Wrong speel checker (POLISH and RUSSIAN and ENGLISH + ALL LANGUAGE) Problem still not solved

nnina084 · September 25, 2020, 5:21pm

The problem with detecting capital letters after the dot, etc.
It does not detect missing spaces after the DOT.
Detection issue with duplicate spaces.

The problem has been around for a long, long time. I reported this issue, it was supposed to be solved but still unresolved.

https://i.postimg.cc/PqzZpRdT/Screen-Shot-09-25-20-at-07-16-PM.jpg

nnina084 · September 25, 2020, 5:32pm

https://i.postimg.cc/6Txwszg1/Screen-Shot-09-25-20-at-07-31-PM.jpg

Ruud_Baars · September 27, 2020, 10:06am

This is not really an easy problem, since all kinds of correct word groups contain a full stop, like URLs, abbreviations etc.

Could you post a text as text, not as screenshot, or even better: both?

nnina084 · September 27, 2020, 1:34pm

Mini example:

Text:

Hey how.are you.

It does not detect an error

I have 10,000,000 such errors in the text and I don’t know how to correct it.

Jan_Schreiber · September 27, 2020, 8:56pm

Maybe you can use a regular expression, e. g. \w\.\w

Ruud_Baars · September 28, 2020, 6:08am

Unfortunately, how.are could easily be a file name. So if we would report this, every filename would cause a report.

Ruud_Baars · September 28, 2020, 6:11am

I think it would be possible to report this kind of error between very common words. Common file extensions could be excluded, ad well as strings having this multiple times (URLs)
I think it is almost language independent as well.

I just made a test rule for Dutch, and will see what it does in the nightly test. If successful, I will post that rule for other languages.

Ruud_Baars · September 28, 2020, 6:54am

You could try search and replace. It looks like you are editing text from OCR, am I right?
Doing some changes in a text editor is sometimes very helpful then.
There are some good command line tools as well, especially for Linux. And some Windows editors can use macro’s to special search and replace.
But still… I built a test rule for Dutch, which will be tested in tonight’s run.

nnina084 · September 28, 2020, 7:10am

There are many more problems in the text, but LT does not detect it! For example, too many spaces so reduce only standard 1 space, an uppercase letter should be proposed after the dot, and so on.
Besides, I use the best and fastest editor in the world for huge text files EmEditor, and I don’t know how to integrate language checking with Emurasoft EmEditor. These are writing errors (human), not any OCR.

Ruud_Baars · September 28, 2020, 10:15am

Multiple spaces is very easy to replace with single. Just globally replace 2 spaces by one, snd repeat that until no space is found.
LT has, like all tools, some limitations.
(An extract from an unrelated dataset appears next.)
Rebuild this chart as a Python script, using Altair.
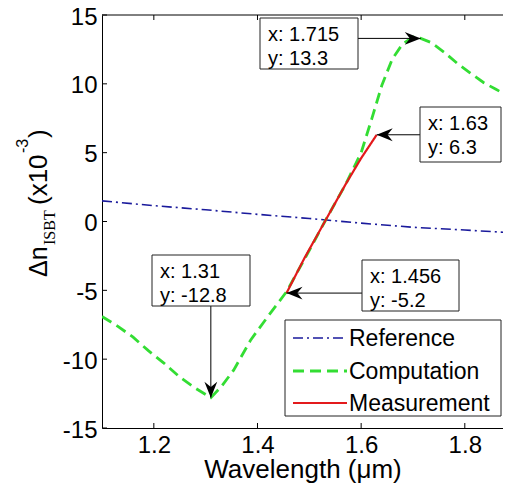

nnina084 · September 28, 2020, 10:31am

The problem is that you have to distinguish the spaces from the required tabs (regex: \t). For example, the book form.

Ruud_Baars · September 28, 2020, 11:00am

A good editor does that. Kate of KDE in Linux and Notepad++ on Windows e.g.

Yakov · September 28, 2020, 12:52pm

The general rule for all languages can detect a missing space after a dot if the next character is a capital letter.

nnina084 · September 28, 2020, 4:31pm

H. This is not good correction LT, other correctors can detect it e.g.*

[Automatically fixed errors (1)]

This list shows the automatically corrected errors.

To zdanie nie zaczyna się wielką literą

Hej. ja będę.

nnina084 · October 2, 2020, 8:45pm

Девятая аудитория располагалась на третьем этаже главного корпуса, но была маленькой и неуютной.

Or example:

Все способы имеют свои преимущества и недостатки. Например, световое зонирование не даст полного ощущения деления комнаты на зоны, так что данный способ используют, как правило, в сочетании с другими. А слишком много перегородок, наоборот, приведет к чрезмерному дроблению пространства, в итоге - комната будет выглядеть слишком маленькой и неуютной. Так что при выборе того или иного способа необходимо учитывать эти нюансы.

https://www.8marta.ru/articles/zonirovanie-komnatnogo-prostranstva-s-pomoschyu-mebeli.htm
How to fix problem?

gabix · October 3, 2020, 6:20am

And what is the problem? The phrases with the word in bold are correct.

Ruud_Baars · October 3, 2020, 7:01am

Please check this Github issue: #3655

Yakov · November 28, 2020, 9:37am

New rule added for the Russian language.

Yakov · November 28, 2020, 9:40am

The rule for this case is switched to picky mode, and disabled by default for online checking form.